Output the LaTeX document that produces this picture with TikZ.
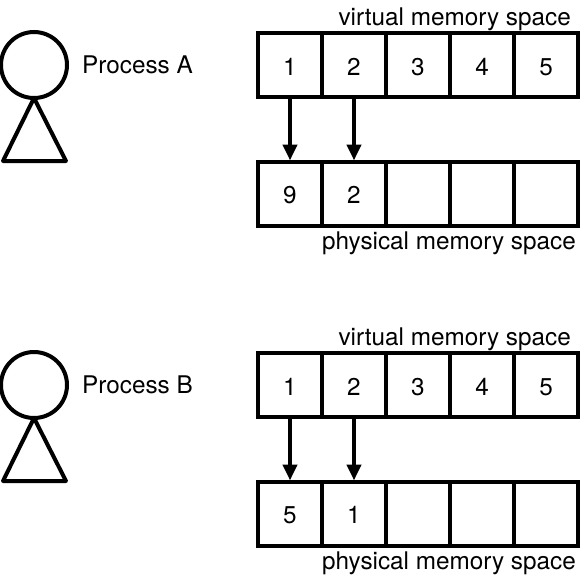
\documentclass[tikz,border=0pt]{standalone}
\usepackage{fontspec}
\setmainfont{TeX Gyre Heros}
\usetikzlibrary{arrows.meta}
\tikzset{
 cell/.style={draw,line width=4pt,minimum width=64pt,minimum height=64pt,inner sep=0pt,text height=20pt,text depth=0pt,font=\fontsize{24.3}{28}\selectfont},
 lab/.style={inner sep=0pt,font=\fontsize{24.3}{28}\selectfont},
 conn/.style={line width=4pt,-{Triangle[length=16pt,width=14pt]},shorten >=-1pt},
 figure/.style={line width=4pt}
}
\begin{document}
\begin{tikzpicture}[x=1pt,y=-1pt]
\useasboundingbox (0,0) rectangle (581,576);
\foreach \pre/\dy/\pa/\pb/\nm in {a/0/9/2/A,b/320/5/1/B}{
 \foreach \i/\t in {1/1,2/2,3/3,4/4,5/5}
  \node[cell] (\pre v\i) at ({226+64*\i},{65+\dy}) {\t};
 \node[cell] (\pre p1) at (290,{193.5+\dy}) {\pa};
 \node[cell] (\pre p2) at (354,{193.5+\dy}) {\pb};
 \node[cell] (\pre p3) at (418,{193.5+\dy}) {};
 \node[cell] (\pre p4) at (482,{193.5+\dy}) {};
 \node[cell] (\pre p5) at (546,{193.5+\dy}) {};
 \draw[conn] (\pre v1.south) -- (\pre p1.north);
 \draw[conn] (\pre v2.south) -- (\pre p2.north);
 \node[lab,anchor=base east] (\pre vl) at (571,{25+\dy}) {virtual memory space};
 \node[lab,anchor=base east] (\pre pl) at (576,{249+\dy}) {physical memory space};
 \node[lab,anchor=base west] (\pre n) at (82,{73+\dy}) {Process \nm};
 \node[draw,circle,line width=4pt,minimum size=66pt,inner sep=0pt,outer sep=0pt] (\pre h) at (34,{65+\dy}) {};
 \coordinate (\pre l) at (3,{161+\dy});
 \coordinate (\pre r) at (66,{161+\dy});
 \draw[figure,line join=round] (\pre h.south) -- (\pre l) -- (\pre r) -- cycle;
}
\end{tikzpicture}
\end{document}
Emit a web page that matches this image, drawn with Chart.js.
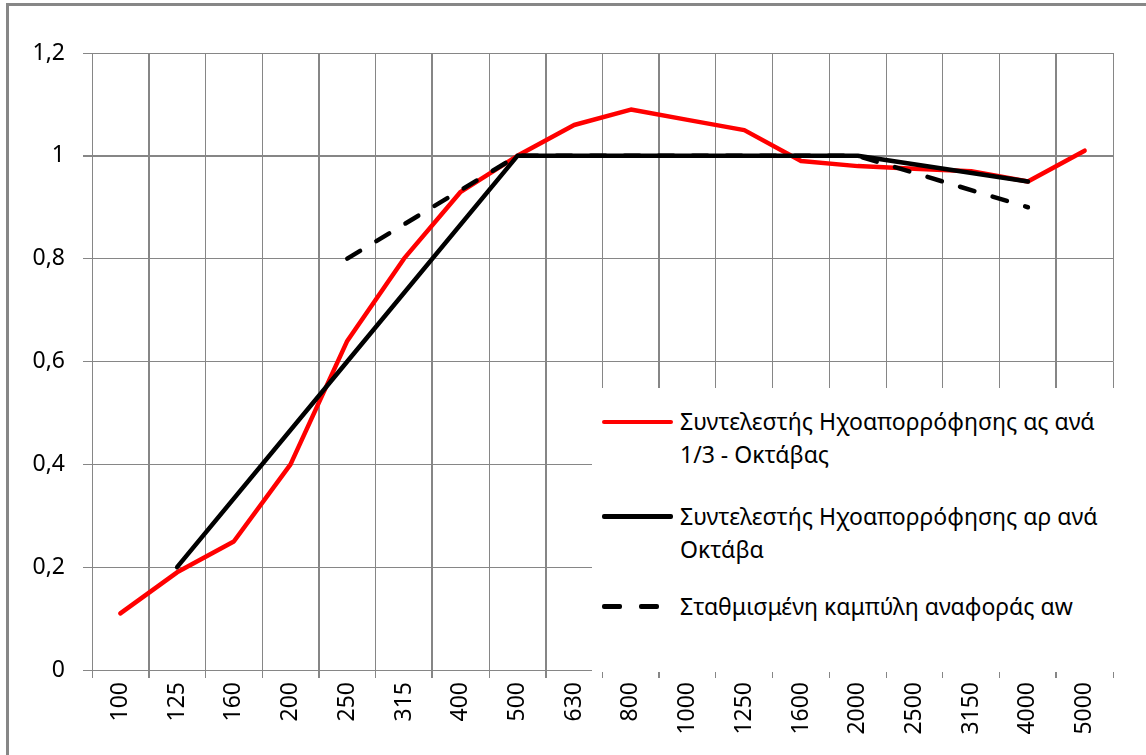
<!DOCTYPE html>
<html>
<head>
<meta charset="utf-8">
<script src="https://cdn.jsdelivr.net/npm/chart.js@4.4.1/dist/chart.umd.min.js"></script>
<style>
    html, body { margin: 0; padding: 0; background: #fff; }
    #wrap { position: relative; width: 1146px; height: 755px; overflow: hidden; font-family: 'Noto Sans', sans-serif; }
    #frame { position: absolute; left: 6px; top: 3px; width: 1200px; height: 800px; border-left: 3px solid #878787; border-top: 3px solid #878787; pointer-events: none; }
    #legend { position: absolute; left: 592px; top: 388px; width: 524px; height: 284px; background: #fff; }
    .item { position: absolute; left: 0; width: 524px; }
    .swatch { position: absolute; left: 10px; width: 71px; }
    .label { position: absolute; left: 88px; font-size: 23px; line-height: 33px; color: #000; white-space: nowrap; }
</style>
</head>
<body>
<div id="wrap">
    <canvas id="chart" width="1146" height="755"></canvas>
    <div id="frame"></div>
    <div id="legend"></div>
</div>
<script>
    // Frequencies (Hz), 1/3-octave bands
    const freqs = ['100', '125', '160', '200', '250', '315', '400', '500', '630', '800',
                   '1000', '1250', '1600', '2000', '2500', '3150', '4000', '5000'];

    // αs per 1/3 octave
    const alphaS = [0.11, 0.19, 0.25, 0.40, 0.64, 0.80, 0.93, 1.00, 1.06, 1.09,
                    1.07, 1.05, 0.99, 0.98, 0.975, 0.97, 0.95, 1.01];

    // αp per octave
    const alphaP = [null, 0.20, null, null, 0.60, null, null, 1.00, null, null,
                    1.00, null, null, 1.00, null, null, 0.95, null];

    // shifted reference curve αw
    const refCurve = [null, null, null, null, 0.80, null, null, 1.00, null, null,
                      1.00, null, null, 1.00, null, null, 0.90, null];

    const seriesNames = [
        ['Συντελεστής Ηχοαπορρόφησης ας ανά', '1/3 - Οκτάβας'],
        ['Συντελεστής Ηχοαπορρόφησης αρ ανά', 'Οκτάβα'],
        ['Σταθμισμένη καμπύλη αναφοράς αw']
    ];

    const gridColor = '#868686';
    const thickX = [1, 4, 6, 8, 10, 17];
    const tickFont = { family: 'Noto Sans', size: 23 };

    new Chart(document.getElementById('chart'), {
        type: 'line',
        data: {
            labels: freqs,
            datasets: [
                { label: seriesNames[0].join(' '), data: alphaS, borderColor: '#ff0000', borderWidth: 4.5, order: 2 },
                { label: seriesNames[1].join(' '), data: alphaP, borderColor: '#000000', borderWidth: 4.5, spanGaps: true, order: 1 },
                { label: seriesNames[2][0], data: refCurve, borderColor: '#000000', borderWidth: 4.5, borderDash: [15, 19],
                  borderCapStyle: 'round', spanGaps: true, order: 0 }
            ]
        },
        options: {
            responsive: false,
            animation: false,
            devicePixelRatio: 1,
            layout: { padding: { top: 53, right: 33, left: 0, bottom: 0 } },
            elements: {
                point: { radius: 0 },
                line: { tension: 0, borderCapStyle: 'round', borderJoinStyle: 'round' }
            },
            plugins: { legend: { display: false }, tooltip: { enabled: false } },
            scales: {
                x: {
                    offset: true,
                    afterFit: (s) => { s.height = 85; },
                    grid: {
                        offset: true,
                        color: gridColor,
                        tickLength: 8,
                        lineWidth: (ctx) => thickX.includes(ctx.index) ? 2 : 1
                    },
                    border: { display: true, color: gridColor, width: 1 },
                    ticks: {
                        color: '#000',
                        font: tickFont,
                        minRotation: 90,
                        maxRotation: 90,
                        padding: 4,
                        autoSkip: false
                    }
                },
                y: {
                    min: 0,
                    max: 1.2,
                    afterFit: (s) => { s.width = 92; },
                    grid: {
                        color: gridColor,
                        tickLength: 9,
                        lineWidth: (ctx) => (ctx.tick && Math.abs(ctx.tick.value - 1) < 1e-6) ? 2 : 1
                    },
                    border: { display: false },
                    ticks: {
                        stepSize: 0.2,
                        color: '#000',
                        font: tickFont,
                        padding: 18,
                        callback: (v) => String(Number(v.toFixed(1))).replace('.', ',')
                    }
                }
            }
        }
    });

    // legend drawn as an overlay box, like the original spreadsheet chart
    const legend = document.getElementById('legend');
    const legendRows = [
        { top: 17, swatch: 'solid', color: '#ff0000', width: 4 },
        { top: 112, swatch: 'solid', color: '#000000', width: 5 },
        { top: 202, swatch: 'dash', color: '#000000', width: 5 }
    ];
    legendRows.forEach((row, i) => {
        const item = document.createElement('div');
        item.className = 'item';
        item.style.top = row.top + 'px';
        let sw;
        if (row.swatch === 'solid') {
            sw = `<div class="swatch" style="top:${16.5 - row.width / 2}px;height:${row.width}px;background:${row.color};border-radius:2px"></div>`;
        } else {
            sw = `<div class="swatch" style="top:${16.5 - row.width / 2}px;height:${row.width}px;">
                    <div style="position:absolute;left:0;width:20px;height:100%;background:${row.color};border-radius:2px"></div>
                    <div style="position:absolute;left:37px;width:20px;height:100%;background:${row.color};border-radius:2px"></div>
                  </div>`;
        }
        item.innerHTML = sw + `<div class="label">${seriesNames[i].join('<br>')}</div>`;
        legend.appendChild(item);
    });
</script>
</body>
</html>
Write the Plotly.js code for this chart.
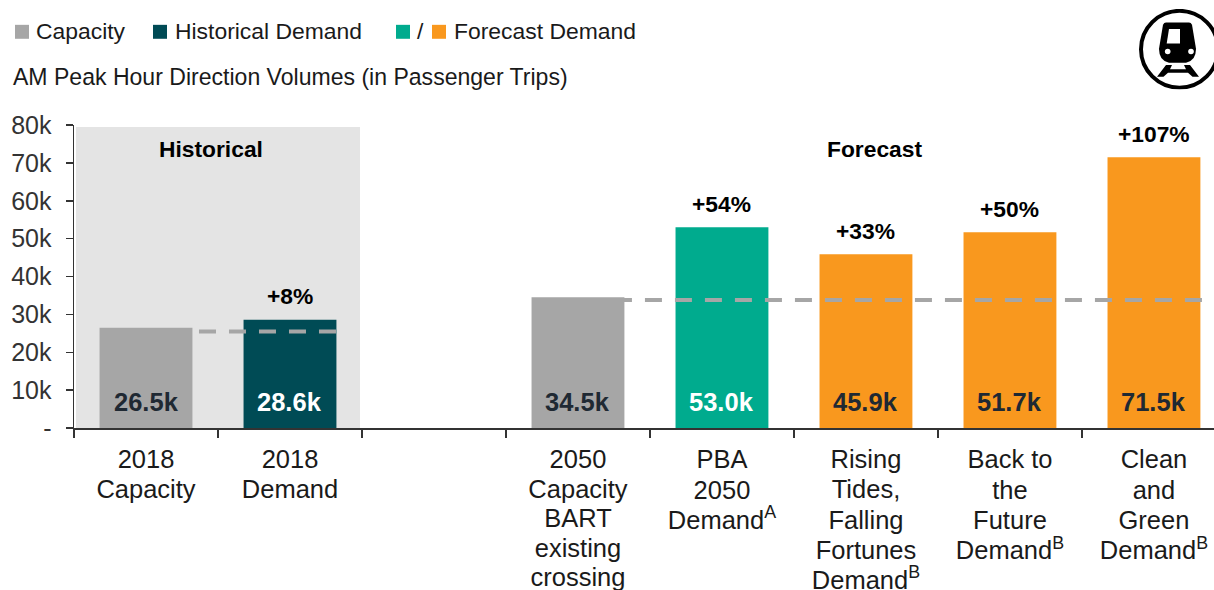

══════════

• [Short exercise]: Copy the records above exactly, omitting every picture.

• [Exercise result]:
Output the LaTeX document that produces this picture with TikZ.
\documentclass[tikz,border=0pt]{standalone}
\usepackage{fontspec}
\setmainfont{TeX Gyre Heros}
\usetikzlibrary{arrows.meta}
\tikzset{
 cell/.style={draw,line width=4pt,minimum width=64pt,minimum height=64pt,inner sep=0pt,text height=20pt,text depth=0pt,font=\fontsize{24.3}{28}\selectfont},
 lab/.style={inner sep=0pt,font=\fontsize{24.3}{28}\selectfont},
 conn/.style={line width=4pt,-{Triangle[length=16pt,width=14pt]},shorten >=-1pt},
 figure/.style={line width=4pt}
}
\begin{document}
\begin{tikzpicture}[x=1pt,y=-1pt]
\useasboundingbox (0,0) rectangle (581,576);
\foreach \pre/\dy/\pa/\pb/\nm in {a/0/9/2/A,b/320/5/1/B}{
 \foreach \i/\t in {1/1,2/2,3/3,4/4,5/5}
  \node[cell] (\pre v\i) at ({226+64*\i},{65+\dy}) {\t};
 \node[cell] (\pre p1) at (290,{193.5+\dy}) {\pa};
 \node[cell] (\pre p2) at (354,{193.5+\dy}) {\pb};
 \node[cell] (\pre p3) at (418,{193.5+\dy}) {};
 \node[cell] (\pre p4) at (482,{193.5+\dy}) {};
 \node[cell] (\pre p5) at (546,{193.5+\dy}) {};
 \draw[conn] (\pre v1.south) -- (\pre p1.north);
 \draw[conn] (\pre v2.south) -- (\pre p2.north);
 \node[lab,anchor=base east] (\pre vl) at (571,{25+\dy}) {virtual memory space};
 \node[lab,anchor=base east] (\pre pl) at (576,{249+\dy}) {physical memory space};
 \node[lab,anchor=base west] (\pre n) at (82,{73+\dy}) {Process \nm};
 \node[draw,circle,line width=4pt,minimum size=66pt,inner sep=0pt,outer sep=0pt] (\pre h) at (34,{65+\dy}) {};
 \coordinate (\pre l) at (3,{161+\dy});
 \coordinate (\pre r) at (66,{161+\dy});
 \draw[figure,line join=round] (\pre h.south) -- (\pre l) -- (\pre r) -- cycle;
}
\end{tikzpicture}
\end{document}
Emit a web page that matches this image, drawn with Chart.js.
<!DOCTYPE html>
<html>
<head>
<meta charset="utf-8">
<script src="https://cdn.jsdelivr.net/npm/chart.js@4.4.1/dist/chart.umd.min.js"></script>
<style>
    html, body { margin: 0; padding: 0; background: #fff; }
    #wrap { position: relative; width: 1146px; height: 755px; overflow: hidden; font-family: 'Noto Sans', sans-serif; }
    #frame { position: absolute; left: 6px; top: 3px; width: 1200px; height: 800px; border-left: 3px solid #878787; border-top: 3px solid #878787; pointer-events: none; }
    #legend { position: absolute; left: 592px; top: 388px; width: 524px; height: 284px; background: #fff; }
    .item { position: absolute; left: 0; width: 524px; }
    .swatch { position: absolute; left: 10px; width: 71px; }
    .label { position: absolute; left: 88px; font-size: 23px; line-height: 33px; color: #000; white-space: nowrap; }
</style>
</head>
<body>
<div id="wrap">
    <canvas id="chart" width="1146" height="755"></canvas>
    <div id="frame"></div>
    <div id="legend"></div>
</div>
<script>
    // Frequencies (Hz), 1/3-octave bands
    const freqs = ['100', '125', '160', '200', '250', '315', '400', '500', '630', '800',
                   '1000', '1250', '1600', '2000', '2500', '3150', '4000', '5000'];

    // αs per 1/3 octave
    const alphaS = [0.11, 0.19, 0.25, 0.40, 0.64, 0.80, 0.93, 1.00, 1.06, 1.09,
                    1.07, 1.05, 0.99, 0.98, 0.975, 0.97, 0.95, 1.01];

    // αp per octave
    const alphaP = [null, 0.20, null, null, 0.60, null, null, 1.00, null, null,
                    1.00, null, null, 1.00, null, null, 0.95, null];

    // shifted reference curve αw
    const refCurve = [null, null, null, null, 0.80, null, null, 1.00, null, null,
                      1.00, null, null, 1.00, null, null, 0.90, null];

    const seriesNames = [
        ['Συντελεστής Ηχοαπορρόφησης ας ανά', '1/3 - Οκτάβας'],
        ['Συντελεστής Ηχοαπορρόφησης αρ ανά', 'Οκτάβα'],
        ['Σταθμισμένη καμπύλη αναφοράς αw']
    ];

    const gridColor = '#868686';
    const thickX = [1, 4, 6, 8, 10, 17];
    const tickFont = { family: 'Noto Sans', size: 23 };

    new Chart(document.getElementById('chart'), {
        type: 'line',
        data: {
            labels: freqs,
            datasets: [
                { label: seriesNames[0].join(' '), data: alphaS, borderColor: '#ff0000', borderWidth: 4.5, order: 2 },
                { label: seriesNames[1].join(' '), data: alphaP, borderColor: '#000000', borderWidth: 4.5, spanGaps: true, order: 1 },
                { label: seriesNames[2][0], data: refCurve, borderColor: '#000000', borderWidth: 4.5, borderDash: [15, 19],
                  borderCapStyle: 'round', spanGaps: true, order: 0 }
            ]
        },
        options: {
            responsive: false,
            animation: false,
            devicePixelRatio: 1,
            layout: { padding: { top: 53, right: 33, left: 0, bottom: 0 } },
            elements: {
                point: { radius: 0 },
                line: { tension: 0, borderCapStyle: 'round', borderJoinStyle: 'round' }
            },
            plugins: { legend: { display: false }, tooltip: { enabled: false } },
            scales: {
                x: {
                    offset: true,
                    afterFit: (s) => { s.height = 85; },
                    grid: {
                        offset: true,
                        color: gridColor,
                        tickLength: 8,
                        lineWidth: (ctx) => thickX.includes(ctx.index) ? 2 : 1
                    },
                    border: { display: true, color: gridColor, width: 1 },
                    ticks: {
                        color: '#000',
                        font: tickFont,
                        minRotation: 90,
                        maxRotation: 90,
                        padding: 4,
                        autoSkip: false
                    }
                },
                y: {
                    min: 0,
                    max: 1.2,
                    afterFit: (s) => { s.width = 92; },
                    grid: {
                        color: gridColor,
                        tickLength: 9,
                        lineWidth: (ctx) => (ctx.tick && Math.abs(ctx.tick.value - 1) < 1e-6) ? 2 : 1
                    },
                    border: { display: false },
                    ticks: {
                        stepSize: 0.2,
                        color: '#000',
                        font: tickFont,
                        padding: 18,
                        callback: (v) => String(Number(v.toFixed(1))).replace('.', ',')
                    }
                }
            }
        }
    });

    // legend drawn as an overlay box, like the original spreadsheet chart
    const legend = document.getElementById('legend');
    const legendRows = [
        { top: 17, swatch: 'solid', color: '#ff0000', width: 4 },
        { top: 112, swatch: 'solid', color: '#000000', width: 5 },
        { top: 202, swatch: 'dash', color: '#000000', width: 5 }
    ];
    legendRows.forEach((row, i) => {
        const item = document.createElement('div');
        item.className = 'item';
        item.style.top = row.top + 'px';
        let sw;
        if (row.swatch === 'solid') {
            sw = `<div class="swatch" style="top:${16.5 - row.width / 2}px;height:${row.width}px;background:${row.color};border-radius:2px"></div>`;
        } else {
            sw = `<div class="swatch" style="top:${16.5 - row.width / 2}px;height:${row.width}px;">
                    <div style="position:absolute;left:0;width:20px;height:100%;background:${row.color};border-radius:2px"></div>
                    <div style="position:absolute;left:37px;width:20px;height:100%;background:${row.color};border-radius:2px"></div>
                  </div>`;
        }
        item.innerHTML = sw + `<div class="label">${seriesNames[i].join('<br>')}</div>`;
        legend.appendChild(item);
    });
</script>
</body>
</html>
Write the Plotly.js code for this chart.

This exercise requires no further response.